HARRISBURG – In an effort to revitalize the Bureau of Dog Law Enforcement (BDLE), Sen. Elder Vogel, Jr.’s (R-47) Dog Law Modernization Bill (Senate Bill 746) advanced from the Senate with bipartisan support by a vote of 43-7.
Senate Bill 746 would provide critical updates to Pennsylvania’s Dog Law including increases to licensing and kennel fees.
“The Bureau has been struggling over the last several years to cover basic operations and fill critical vacancies to ensure they can perform their duties efficiently,” said Vogel. “With their primary operating funds coming from the licensing and kennel fees administered through the Dog Law, my legislation seeks to adjust those fees to create an improved flow of funding to better address the Bureau’s current needs. I appreciate my colleagues’ continued support of this vital legislation.”
For the last several years the BDLE has relied on state appropriations to maintain its operations as they have been working in a deficit which has caused a staff shortage within the BDLE and has made it impossible from hiring a new warden when a position is vacated.
To remedy this issue, among others, and with the support of the Department of Agriculture, Senate Bill 746 would first revise annual and lifetime dog licenses. For individual dog licenses, the annual fees would gradually increase by $2 for an annual license in the first year to $7, and a subsequent increase of $2 the following year to $9, with a final increase of $1 in 2027 taking the maximum fee increase to $10, and $49 for a lifetime license (no additional increases) regardless of spay/neuter status.

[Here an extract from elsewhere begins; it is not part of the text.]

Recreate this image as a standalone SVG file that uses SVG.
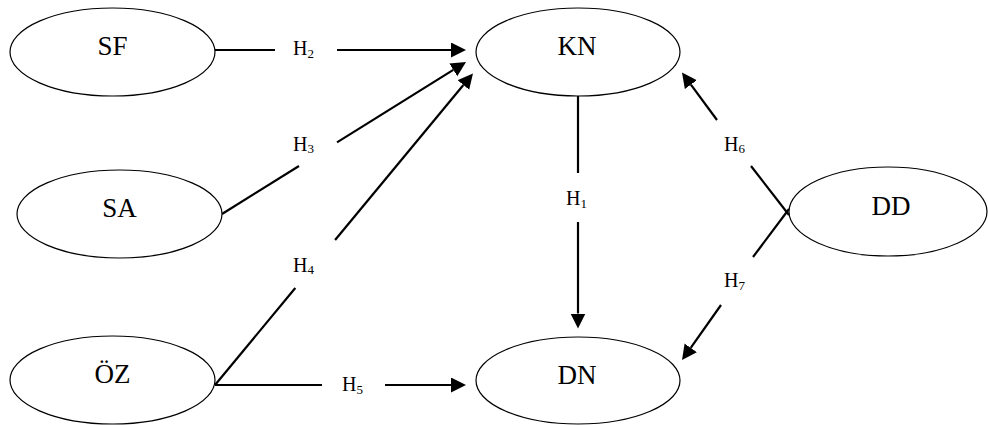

Seniors and persons disabled are eligible for a $2 discount on annual licenses and a $16 discount on lifetime licenses.
Additionally, since kennel inspections are a significant portion of the work done by the BDLE, this legislation includes a 25% percent increase for each classification.

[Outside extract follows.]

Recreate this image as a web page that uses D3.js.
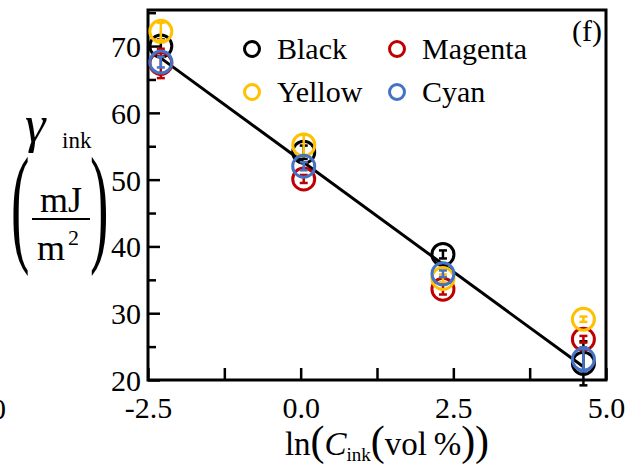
<!DOCTYPE html>
<html>
<head>
<meta charset="utf-8">
<script src="https://cdn.jsdelivr.net/npm/d3@7"></script>
<style>
  html, body { margin: 0; padding: 0; background: #fff; }
  svg { display: block; }
  text { font-family: "Liberation Serif", "Times New Roman", serif; fill: #000; }
</style>
</head>
<body>
<svg id="chart" width="634" height="467"></svg>
<script>
// ln of ink concentration (vol%) for each sample group
const lnConc = [-2.29, 0.05, 2.33, 4.63];

// surface tension of each ink (mJ/m^2) and its error
const blackVals   = [70.0, 54.1, 38.8, 22.5];
const blackErr    = [1.0, 1.0, 0.6, 3.3];
const magentaVals = [67.4, 50.1, 33.6, 26.1];
const magentaErr  = [2.2, 0.6, 0.8, 0.5];
const yellowVals  = [72.2, 55.2, 35.2, 29.1];
const yellowErr   = [1.3, 1.5, 0.6, 0.4];
const cyanVals    = [67.6, 52.0, 35.9, 23.1];
const cyanErr     = [0.8, 0.6, 0.5, 1.8];

// linear fit  gamma = intercept + slope * ln(C)
const fitSlope = -6.68;
const fitIntercept = 52.9;

const xTicks = [-2.5, -1.25, 0, 1.25, 2.5, 3.75, 5];
const xLabels = [-2.5, 0, 2.5, 5];
const yTicks = [20, 25, 30, 35, 40, 45, 50, 55, 60, 65, 70, 75];
const yLabels = [20, 30, 40, 50, 60, 70];

const series = [
  { name: "Black",   color: "#000000", values: blackVals,   err: blackErr },
  { name: "Magenta", color: "#c00000", values: magentaVals, err: magentaErr },
  { name: "Yellow",  color: "#ffc000", values: yellowVals,  err: yellowErr },
  { name: "Cyan",    color: "#4472c4", values: cyanVals,    err: cyanErr }
];

const svg = d3.select("#chart");
const plotL = 148, plotR = 606, plotT = 10, plotB = 380;

const x = d3.scaleLinear().domain([-2.5, 5]).range([plotL, plotR]);
const y = d3.scaleLinear().domain([20, 75.4]).range([plotB, plotT]);

const fmtX = v => d3.format(".1f")(v).replace("\u2212", "-");

// x axis: inward ticks, labels on the major ones
const xAxis = svg.append("g")
  .attr("transform", `translate(0,${plotB})`)
  .call(d3.axisBottom(x).tickValues(xTicks).tickSize(-12)
    .tickFormat(v => xLabels.includes(v) ? fmtX(v) : ""));
xAxis.select(".domain").remove();
xAxis.selectAll(".tick line").attr("stroke", "#000").attr("stroke-width", 2.5);
xAxis.selectAll(".tick text")
  .attr("y", 38).attr("dy", 0).attr("fill", "#000")
  .style("font-size", "30px").style("font-family", "'Liberation Serif', serif");

// y axis: inward ticks, long on labeled values
const yAxis = svg.append("g")
  .attr("transform", `translate(${plotL},0)`)
  .call(d3.axisLeft(y).tickValues(yTicks).tickSize(0)
    .tickFormat(v => yLabels.includes(v) ? String(v) : ""));
yAxis.select(".domain").remove();
yAxis.selectAll(".tick line")
  .attr("x2", d => yLabels.includes(d) ? 12 : 8)
  .attr("stroke", "#000").attr("stroke-width", 2.5);
yAxis.selectAll(".tick text")
  .attr("x", -7).attr("dy", "0.35em").attr("fill", "#000")
  .style("font-size", "30px").style("font-family", "'Liberation Serif', serif");

// plot frame
svg.append("rect")
  .attr("x", plotL).attr("y", plotT)
  .attr("width", plotR - plotL).attr("height", plotB - plotT)
  .attr("fill", "none").attr("stroke", "#000").attr("stroke-width", 3);

// fit line across the data range
const fitX = d3.extent(lnConc);
svg.append("line")
  .attr("x1", x(fitX[0])).attr("y1", y(fitIntercept + fitSlope * fitX[0]))
  .attr("x2", x(fitX[1])).attr("y2", y(fitIntercept + fitSlope * fitX[1]))
  .attr("stroke", "#000").attr("stroke-width", 3);

// open markers with error bars
const drawOrder = ["Black", "Magenta", "Yellow", "Cyan"];
drawOrder.forEach(name => {
  const s = series.find(d => d.name === name);
  const g = svg.append("g");
  lnConc.forEach((cx, i) => {
    const v = s.values[i], e = s.err[i];
    const px = x(cx);
    g.append("circle")
      .attr("cx", px).attr("cy", y(v)).attr("r", 11)
      .attr("fill", "none").attr("stroke", s.color).attr("stroke-width", 3);
    g.append("line")
      .attr("x1", px).attr("x2", px).attr("y1", y(v - e)).attr("y2", y(v + e))
      .attr("stroke", s.color).attr("stroke-width", 2.5);
    [v - e, v + e].forEach(ev => {
      g.append("line")
        .attr("x1", px - 4).attr("x2", px + 4).attr("y1", y(ev)).attr("y2", y(ev))
        .attr("stroke", s.color).attr("stroke-width", 2.5);
    });
  });
});

// legend, two columns
const legendPos = [
  { name: "Black",   cx: 252, cy: 49 },
  { name: "Magenta", cx: 397, cy: 49 },
  { name: "Yellow",  cx: 252, cy: 92 },
  { name: "Cyan",    cx: 397, cy: 92 }
];
legendPos.forEach(p => {
  const s = series.find(d => d.name === p.name);
  svg.append("circle").attr("cx", p.cx).attr("cy", p.cy).attr("r", 7.5)
    .attr("fill", "none").attr("stroke", s.color).attr("stroke-width", 3);
  svg.append("text").attr("x", p.cx + 25).attr("y", p.cy + 10)
    .style("font-size", "30px").text(s.name);
});

// panel tag
svg.append("text").attr("x", 602).attr("y", 41).attr("text-anchor", "end")
  .style("font-size", "30px").text("(f)");

// neighbouring panel's axis label edge
svg.append("text").attr("x", 6).attr("y", 419).attr("text-anchor", "end")
  .style("font-size", "30px").text("5.0");

// y axis title: gamma_ink (mJ / m^2)
svg.append("text").attr("x", 25).attr("y", 142)
  .style("font-size", "52px").style("font-style", "italic").text("\u03b3");
svg.append("text").attr("x", 62).attr("y", 148)
  .style("font-size", "23px").text("ink");
svg.append("text").attr("transform", "translate(11,248) scale(0.42,1)")
  .style("font-size", "132px").text("(");
svg.append("text").attr("transform", "translate(90,248) scale(0.42,1)")
  .style("font-size", "132px").text(")");
svg.append("text").attr("x", 61).attr("y", 212).attr("text-anchor", "middle")
  .style("font-size", "36px").text("mJ");
svg.append("line").attr("x1", 32).attr("x2", 90).attr("y1", 219).attr("y2", 219)
  .attr("stroke", "#000").attr("stroke-width", 2);
svg.append("text").attr("x", 37).attr("y", 260)
  .style("font-size", "36px").text("m");
svg.append("text").attr("x", 68).attr("y", 245)
  .style("font-size", "22px").text("2");

// x axis title: ln(C_ink(vol%))
const xt = svg.append("text").attr("x", 387).attr("y", 455).attr("text-anchor", "middle")
  .style("font-size", "33px");
xt.append("tspan").text("ln");
xt.append("tspan").style("font-size", "42px").text("(");
xt.append("tspan").style("font-style", "italic").text("C");
xt.append("tspan").style("font-size", "19px").attr("dy", 6).text("ink");
xt.append("tspan").style("font-size", "42px").attr("dy", -6).text("(");
xt.append("tspan").text("vol\u2009%");
xt.append("tspan").style("font-size", "42px").text("))");
</script>
</body>
</html>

It is important to note that these fees have not seen an increase for several decades – 25 years for annual and lifetime dog licenses and 57 years for kennel license fees to be exact.
With only approximately 50% of dogs in Pennsylvania licensed, more also needs to be done to improve licensing compliance, so the bill would require a dog be licensed at three months of age or older (current law) or the point of transfer to a new owner, whichever occurs first. It will also establish an online licensing website for counties that do not currently offer one, thus increasing convenience for their residents. A statewide licensing database will also be created to modernize the information and provide accessibility to law enforcement statewide.

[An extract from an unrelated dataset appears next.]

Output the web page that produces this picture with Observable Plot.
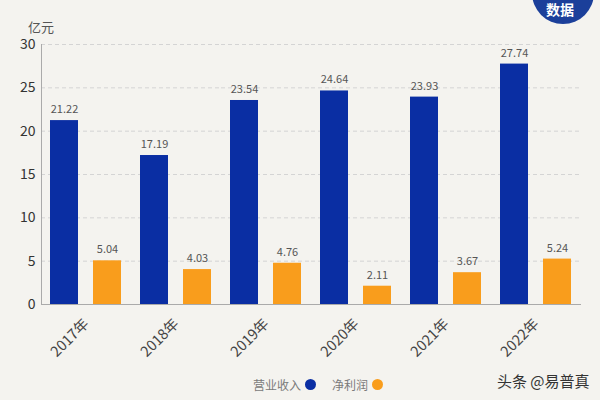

The legislation also seeks to clarify “dangerous dog” determinations, require that kennels notify the Department of Agriculture of updates to their type or classification, update rescue network kennel licensing and related documentation of foreign dogs, revoke kennel licenses when the kennel is charged with animal cruelty, require transparency of both the source of a dog and the identifying seller’s license information in advertisements, ensure proof of licensure is provided when requested by the appropriate authorities and increase criminal penalties for law violators.
Senate Bill 746 now moves to the House for consideration.